* [Objective]:
Write out each line that follows exactly as it stands, without the pictures.

* [Given material]:
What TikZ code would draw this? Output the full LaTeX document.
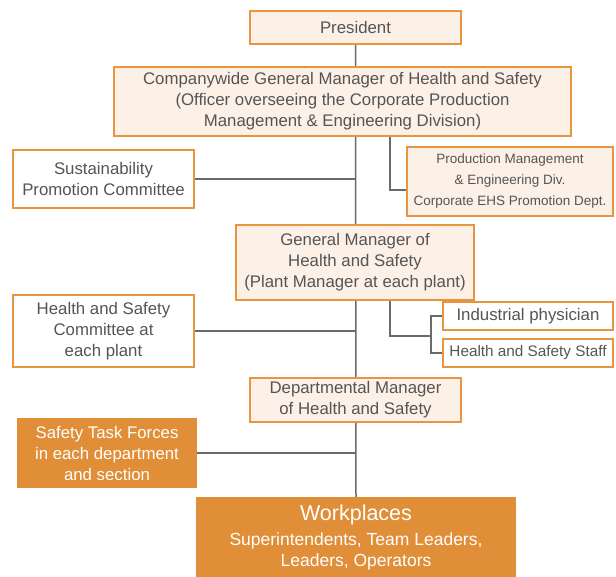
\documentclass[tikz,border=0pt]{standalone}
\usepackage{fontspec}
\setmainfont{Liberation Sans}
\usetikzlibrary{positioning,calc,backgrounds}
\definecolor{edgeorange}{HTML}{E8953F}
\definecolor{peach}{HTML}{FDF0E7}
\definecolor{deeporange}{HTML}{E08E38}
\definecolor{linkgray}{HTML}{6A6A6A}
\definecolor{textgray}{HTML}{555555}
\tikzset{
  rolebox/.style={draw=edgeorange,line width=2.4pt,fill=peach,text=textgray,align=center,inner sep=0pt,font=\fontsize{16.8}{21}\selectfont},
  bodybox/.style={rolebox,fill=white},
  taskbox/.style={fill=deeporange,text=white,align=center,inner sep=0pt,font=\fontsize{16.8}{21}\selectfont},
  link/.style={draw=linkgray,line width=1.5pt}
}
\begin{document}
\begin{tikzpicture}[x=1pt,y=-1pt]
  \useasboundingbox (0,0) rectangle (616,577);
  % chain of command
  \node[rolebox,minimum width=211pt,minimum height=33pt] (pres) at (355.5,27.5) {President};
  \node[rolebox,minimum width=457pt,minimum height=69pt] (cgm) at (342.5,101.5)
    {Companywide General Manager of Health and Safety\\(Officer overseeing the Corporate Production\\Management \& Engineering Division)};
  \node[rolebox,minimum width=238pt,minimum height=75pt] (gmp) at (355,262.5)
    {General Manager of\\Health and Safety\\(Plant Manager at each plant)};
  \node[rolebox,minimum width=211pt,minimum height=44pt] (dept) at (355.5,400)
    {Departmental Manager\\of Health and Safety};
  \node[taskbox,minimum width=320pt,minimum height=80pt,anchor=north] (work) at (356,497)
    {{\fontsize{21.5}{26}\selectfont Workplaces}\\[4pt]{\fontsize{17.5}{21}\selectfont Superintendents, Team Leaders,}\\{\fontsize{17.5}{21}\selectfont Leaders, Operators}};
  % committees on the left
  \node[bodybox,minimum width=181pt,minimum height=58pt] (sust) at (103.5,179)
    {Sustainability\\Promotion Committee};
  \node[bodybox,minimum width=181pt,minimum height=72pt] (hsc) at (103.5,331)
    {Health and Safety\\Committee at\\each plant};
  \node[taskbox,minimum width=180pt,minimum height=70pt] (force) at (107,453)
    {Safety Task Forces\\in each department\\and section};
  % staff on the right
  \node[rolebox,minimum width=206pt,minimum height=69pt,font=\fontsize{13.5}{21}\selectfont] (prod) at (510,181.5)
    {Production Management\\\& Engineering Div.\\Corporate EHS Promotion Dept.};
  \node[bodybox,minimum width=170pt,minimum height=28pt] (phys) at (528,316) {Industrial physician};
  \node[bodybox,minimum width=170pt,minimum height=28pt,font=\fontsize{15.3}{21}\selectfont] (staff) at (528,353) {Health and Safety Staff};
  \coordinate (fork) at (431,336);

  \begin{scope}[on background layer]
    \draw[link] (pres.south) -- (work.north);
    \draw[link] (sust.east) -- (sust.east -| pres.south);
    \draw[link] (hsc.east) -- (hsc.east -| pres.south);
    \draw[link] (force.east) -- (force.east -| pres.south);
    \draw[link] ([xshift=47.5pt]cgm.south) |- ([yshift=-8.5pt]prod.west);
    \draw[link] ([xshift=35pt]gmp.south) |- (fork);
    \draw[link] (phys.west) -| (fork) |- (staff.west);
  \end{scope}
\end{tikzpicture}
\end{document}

* [Output of the task]:
What TikZ code would draw this? Output the full LaTeX document.
\documentclass[tikz,border=0pt]{standalone}
\usepackage{fontspec}
\setmainfont{Liberation Sans}
\usetikzlibrary{positioning,calc,backgrounds}
\definecolor{edgeorange}{HTML}{E8953F}
\definecolor{peach}{HTML}{FDF0E7}
\definecolor{deeporange}{HTML}{E08E38}
\definecolor{linkgray}{HTML}{6A6A6A}
\definecolor{textgray}{HTML}{555555}
\tikzset{
  rolebox/.style={draw=edgeorange,line width=2.4pt,fill=peach,text=textgray,align=center,inner sep=0pt,font=\fontsize{16.8}{21}\selectfont},
  bodybox/.style={rolebox,fill=white},
  taskbox/.style={fill=deeporange,text=white,align=center,inner sep=0pt,font=\fontsize{16.8}{21}\selectfont},
  link/.style={draw=linkgray,line width=1.5pt}
}
\begin{document}
\begin{tikzpicture}[x=1pt,y=-1pt]
  \useasboundingbox (0,0) rectangle (616,577);
  % chain of command
  \node[rolebox,minimum width=211pt,minimum height=33pt] (pres) at (355.5,27.5) {President};
  \node[rolebox,minimum width=457pt,minimum height=69pt] (cgm) at (342.5,101.5)
    {Companywide General Manager of Health and Safety\\(Officer overseeing the Corporate Production\\Management \& Engineering Division)};
  \node[rolebox,minimum width=238pt,minimum height=75pt] (gmp) at (355,262.5)
    {General Manager of\\Health and Safety\\(Plant Manager at each plant)};
  \node[rolebox,minimum width=211pt,minimum height=44pt] (dept) at (355.5,400)
    {Departmental Manager\\of Health and Safety};
  \node[taskbox,minimum width=320pt,minimum height=80pt,anchor=north] (work) at (356,497)
    {{\fontsize{21.5}{26}\selectfont Workplaces}\\[4pt]{\fontsize{17.5}{21}\selectfont Superintendents, Team Leaders,}\\{\fontsize{17.5}{21}\selectfont Leaders, Operators}};
  % committees on the left
  \node[bodybox,minimum width=181pt,minimum height=58pt] (sust) at (103.5,179)
    {Sustainability\\Promotion Committee};
  \node[bodybox,minimum width=181pt,minimum height=72pt] (hsc) at (103.5,331)
    {Health and Safety\\Committee at\\each plant};
  \node[taskbox,minimum width=180pt,minimum height=70pt] (force) at (107,453)
    {Safety Task Forces\\in each department\\and section};
  % staff on the right
  \node[rolebox,minimum width=206pt,minimum height=69pt,font=\fontsize{13.5}{21}\selectfont] (prod) at (510,181.5)
    {Production Management\\\& Engineering Div.\\Corporate EHS Promotion Dept.};
  \node[bodybox,minimum width=170pt,minimum height=28pt] (phys) at (528,316) {Industrial physician};
  \node[bodybox,minimum width=170pt,minimum height=28pt,font=\fontsize{15.3}{21}\selectfont] (staff) at (528,353) {Health and Safety Staff};
  \coordinate (fork) at (431,336);

  \begin{scope}[on background layer]
    \draw[link] (pres.south) -- (work.north);
    \draw[link] (sust.east) -- (sust.east -| pres.south);
    \draw[link] (hsc.east) -- (hsc.east -| pres.south);
    \draw[link] (force.east) -- (force.east -| pres.south);
    \draw[link] ([xshift=47.5pt]cgm.south) |- ([yshift=-8.5pt]prod.west);
    \draw[link] ([xshift=35pt]gmp.south) |- (fork);
    \draw[link] (phys.west) -| (fork) |- (staff.west);
  \end{scope}
\end{tikzpicture}
\end{document}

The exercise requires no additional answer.